THE recent and wholly unexpected discovery of two Martial satellites has awakened a new and lively interest in all that relates to our neighboring planet. Its telescopic aspect and the probable nature of its physical constitution are especially worthy of renewed consideration.

The mean distance of Mars from the sun is 139,877,000 miles.[1] Its orbit deviates more from the circular form than that of any other principal planet with the exception of Mercury; its eccentricity being 0.09326. The difference, therefore, between its greatest and-least distance amounts to about 27,000,000 miles. But the eccentricity, though great, is nevertheless increasing; and, when it shall have attained its superior limit, the aphelion distance will be 196,000,000 miles. This is greater than the perihelion distance of many asteroids. Mars, therefore, occasionally invades the cluster of minor planets. Is it not possible that his superior force may attach some of its members to his retinue of satellites?

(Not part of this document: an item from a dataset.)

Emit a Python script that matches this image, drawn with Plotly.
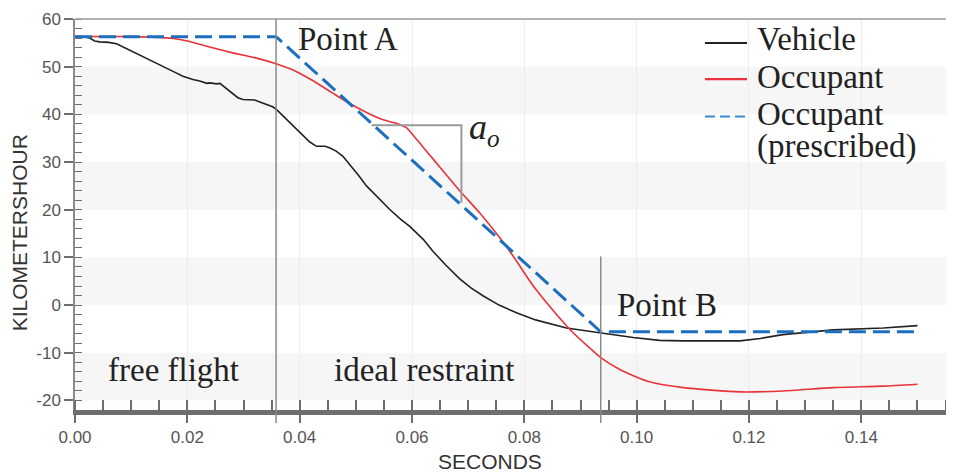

Mars was the first planet to exhibit indications of an axial revolution. As early as 1636 Fontana, a Neapolitan astronomer, had an imperfect view of a spot on the planet's disk. He reobserved the same figure in 1638, and from the changes noticed in its position and aspect he inferred the probability of the planet's rotation. He seems, however, to have made no effort to determine its period. Dr. Hooke, in 1666, noticed some well-defined spots, which he found to change their appearance on the surface, to disappear and return at regular intervals; whence he inferred that the planet completes a rotation either in twelve or twenty-four hours. During the same year Cassini observed spots on each hemisphere of the planet, from the motions of which he concluded the period of rotation to be 24h 40m. In 1704 Maraldi, the nephew and pupil of Cassini, made a series of observations on the spots, from which he deduced a period of 24h 39m. In 1719 he renewed his observations under favorable circumstances, and obtained a period precisely equal to that originally found by Cassini. In order to determine the exact period of rotation. Sir William Herschel undertook a series of observations in 1777, which he again resumed in 1779. From the changes which he observed in the appearances of the planet he fixed the time of revolution at 24h 39m 21.67s. The determination by Kunowsky in 1821 gave 24h 36m 40s The observations of Beer and Mädler in 1830 indicated a period of 24h 37m 10s. Their observations, however, in 1832, combined with those of 1830, gave 24h 37m 23.7s. In regard to the exact period of rotation and the slight discrepancies between the results obtained by different observers, Prof. O. M. Mitchel remarks as follows:

"In 1839 Mädler reviewed Herschel's observations, whence his first results were deduced, and discovered that, after introducing the necessary reductions, the discrepancy of two minutes might be reduced to two seconds, by giving to Mars one more rotation on its axis, between the observations of 1777 and 1779, than Herschel had employed.

"By combining Mädler's observation, made at Berlin, 1830, September 14th, 12h 30m, with one made at the Cincinnati Observatory, 1845, August 30th, 8h 55m, making the corrections due to geocentric longitude, phase, and aberration, I find the period of rotation to be 24h 37m 20.6s, differing by only two seconds from Madler's period as last corrected."[2]

Finally, Richard A. Proctor, Esq., by an exhaustive discussion of all the observations, has determined the period to be 24h 37m 22.735s.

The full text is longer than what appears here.